> AIM OF THE TASK
Extract all lines in the data that contain the word "chart".

> RECORDS
· · · · · · ·

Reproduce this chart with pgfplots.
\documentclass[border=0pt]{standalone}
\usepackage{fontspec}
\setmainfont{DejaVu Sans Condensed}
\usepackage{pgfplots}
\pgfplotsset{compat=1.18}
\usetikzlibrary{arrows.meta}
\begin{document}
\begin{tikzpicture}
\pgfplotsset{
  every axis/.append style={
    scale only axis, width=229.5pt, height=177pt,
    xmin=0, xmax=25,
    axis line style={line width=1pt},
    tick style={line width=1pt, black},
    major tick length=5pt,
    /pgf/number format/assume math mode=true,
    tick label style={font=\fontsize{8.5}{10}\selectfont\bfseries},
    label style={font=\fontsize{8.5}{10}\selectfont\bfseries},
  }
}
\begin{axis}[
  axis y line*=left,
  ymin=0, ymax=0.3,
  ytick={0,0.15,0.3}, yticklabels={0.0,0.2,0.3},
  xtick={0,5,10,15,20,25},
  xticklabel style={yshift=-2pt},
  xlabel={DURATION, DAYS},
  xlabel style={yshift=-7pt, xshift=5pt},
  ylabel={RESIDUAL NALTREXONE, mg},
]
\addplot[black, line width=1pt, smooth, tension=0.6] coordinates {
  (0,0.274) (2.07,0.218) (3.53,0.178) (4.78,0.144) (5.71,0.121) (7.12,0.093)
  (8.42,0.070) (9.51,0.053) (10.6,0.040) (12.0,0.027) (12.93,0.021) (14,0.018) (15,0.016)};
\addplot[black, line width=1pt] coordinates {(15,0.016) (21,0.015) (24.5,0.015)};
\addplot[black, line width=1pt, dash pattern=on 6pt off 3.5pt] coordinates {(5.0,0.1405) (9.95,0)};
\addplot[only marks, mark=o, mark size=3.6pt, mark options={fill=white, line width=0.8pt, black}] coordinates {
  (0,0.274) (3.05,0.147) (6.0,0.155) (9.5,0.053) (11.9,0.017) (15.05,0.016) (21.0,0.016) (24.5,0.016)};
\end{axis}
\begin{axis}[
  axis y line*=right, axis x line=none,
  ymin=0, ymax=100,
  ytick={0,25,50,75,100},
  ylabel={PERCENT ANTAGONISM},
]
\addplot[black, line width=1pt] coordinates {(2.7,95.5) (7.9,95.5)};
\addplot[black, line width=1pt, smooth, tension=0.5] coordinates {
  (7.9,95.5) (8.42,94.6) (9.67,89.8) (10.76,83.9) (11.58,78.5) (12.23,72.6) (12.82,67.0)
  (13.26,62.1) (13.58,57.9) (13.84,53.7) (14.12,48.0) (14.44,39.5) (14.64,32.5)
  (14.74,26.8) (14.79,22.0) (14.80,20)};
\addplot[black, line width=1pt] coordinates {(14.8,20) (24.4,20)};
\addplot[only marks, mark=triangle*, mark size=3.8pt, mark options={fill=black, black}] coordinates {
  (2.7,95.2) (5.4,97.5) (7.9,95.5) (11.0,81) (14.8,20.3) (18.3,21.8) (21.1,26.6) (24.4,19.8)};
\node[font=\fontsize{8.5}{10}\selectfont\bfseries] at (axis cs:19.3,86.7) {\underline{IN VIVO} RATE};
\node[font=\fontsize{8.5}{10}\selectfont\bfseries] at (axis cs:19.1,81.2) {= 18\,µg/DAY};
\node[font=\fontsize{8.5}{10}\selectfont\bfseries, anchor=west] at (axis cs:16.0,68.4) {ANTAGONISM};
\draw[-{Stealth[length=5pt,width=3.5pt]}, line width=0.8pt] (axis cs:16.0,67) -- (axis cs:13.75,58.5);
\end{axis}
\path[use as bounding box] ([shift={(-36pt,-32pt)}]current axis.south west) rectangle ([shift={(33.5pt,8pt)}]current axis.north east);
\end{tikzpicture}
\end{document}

· · · · · · ·

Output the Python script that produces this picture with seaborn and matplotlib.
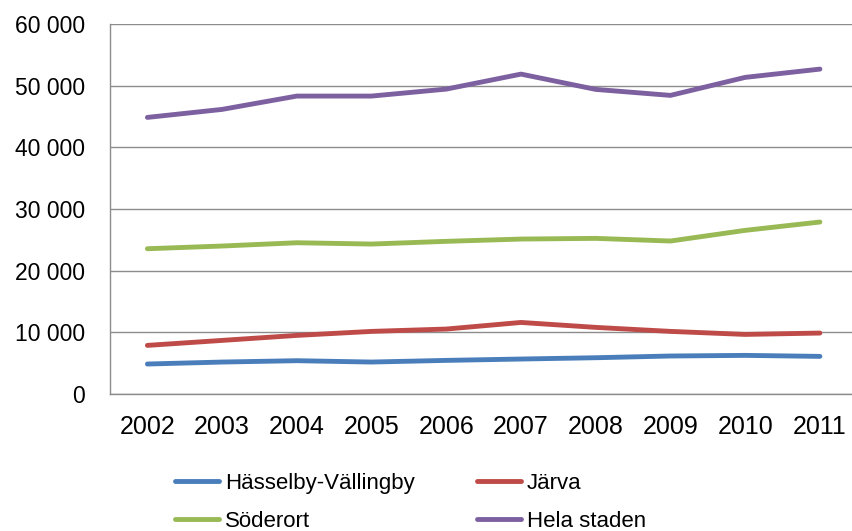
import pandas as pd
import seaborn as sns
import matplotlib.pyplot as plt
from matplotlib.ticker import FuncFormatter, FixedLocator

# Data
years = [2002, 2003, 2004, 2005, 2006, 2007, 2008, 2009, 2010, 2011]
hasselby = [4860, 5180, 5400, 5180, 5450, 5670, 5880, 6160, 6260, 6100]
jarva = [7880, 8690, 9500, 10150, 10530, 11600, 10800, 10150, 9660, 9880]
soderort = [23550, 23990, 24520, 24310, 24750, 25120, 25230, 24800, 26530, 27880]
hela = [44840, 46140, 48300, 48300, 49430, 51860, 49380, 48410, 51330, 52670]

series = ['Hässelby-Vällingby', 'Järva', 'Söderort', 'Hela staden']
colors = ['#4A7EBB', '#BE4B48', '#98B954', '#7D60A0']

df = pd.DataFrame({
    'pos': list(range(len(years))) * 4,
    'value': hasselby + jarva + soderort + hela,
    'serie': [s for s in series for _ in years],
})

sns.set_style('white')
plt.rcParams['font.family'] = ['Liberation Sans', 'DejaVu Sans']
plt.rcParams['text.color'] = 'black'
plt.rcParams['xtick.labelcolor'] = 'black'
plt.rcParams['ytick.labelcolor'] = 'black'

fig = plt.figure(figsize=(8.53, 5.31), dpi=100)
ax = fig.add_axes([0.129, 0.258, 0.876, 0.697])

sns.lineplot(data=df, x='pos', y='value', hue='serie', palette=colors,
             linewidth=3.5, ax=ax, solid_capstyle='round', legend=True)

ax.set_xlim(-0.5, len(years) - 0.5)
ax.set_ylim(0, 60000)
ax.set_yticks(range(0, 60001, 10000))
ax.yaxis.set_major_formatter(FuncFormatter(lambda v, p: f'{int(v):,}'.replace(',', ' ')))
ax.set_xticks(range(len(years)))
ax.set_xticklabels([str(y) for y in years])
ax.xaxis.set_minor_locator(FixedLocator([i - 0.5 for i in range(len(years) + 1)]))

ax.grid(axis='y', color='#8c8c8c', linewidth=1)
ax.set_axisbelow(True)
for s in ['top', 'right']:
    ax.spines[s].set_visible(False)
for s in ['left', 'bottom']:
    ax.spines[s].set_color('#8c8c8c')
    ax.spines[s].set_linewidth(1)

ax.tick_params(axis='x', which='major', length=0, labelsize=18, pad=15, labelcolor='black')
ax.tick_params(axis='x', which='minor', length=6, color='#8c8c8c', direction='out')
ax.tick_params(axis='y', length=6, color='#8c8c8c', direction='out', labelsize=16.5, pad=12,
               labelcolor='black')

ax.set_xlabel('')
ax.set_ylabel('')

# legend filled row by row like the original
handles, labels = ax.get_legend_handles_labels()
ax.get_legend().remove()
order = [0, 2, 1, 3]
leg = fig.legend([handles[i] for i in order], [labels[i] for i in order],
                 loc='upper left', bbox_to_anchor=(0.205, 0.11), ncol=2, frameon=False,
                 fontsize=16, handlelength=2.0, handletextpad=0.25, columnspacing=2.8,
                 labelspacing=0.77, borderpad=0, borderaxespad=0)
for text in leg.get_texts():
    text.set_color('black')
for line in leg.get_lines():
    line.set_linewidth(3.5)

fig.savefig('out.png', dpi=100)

· · · · · · ·

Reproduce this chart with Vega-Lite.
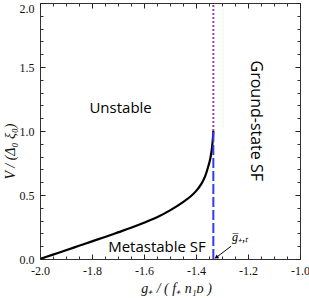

· · · · · · ·

> ANSWER BELOW
Reproduce this chart with pgfplots.
Reproduce this chart with Vega-Lite.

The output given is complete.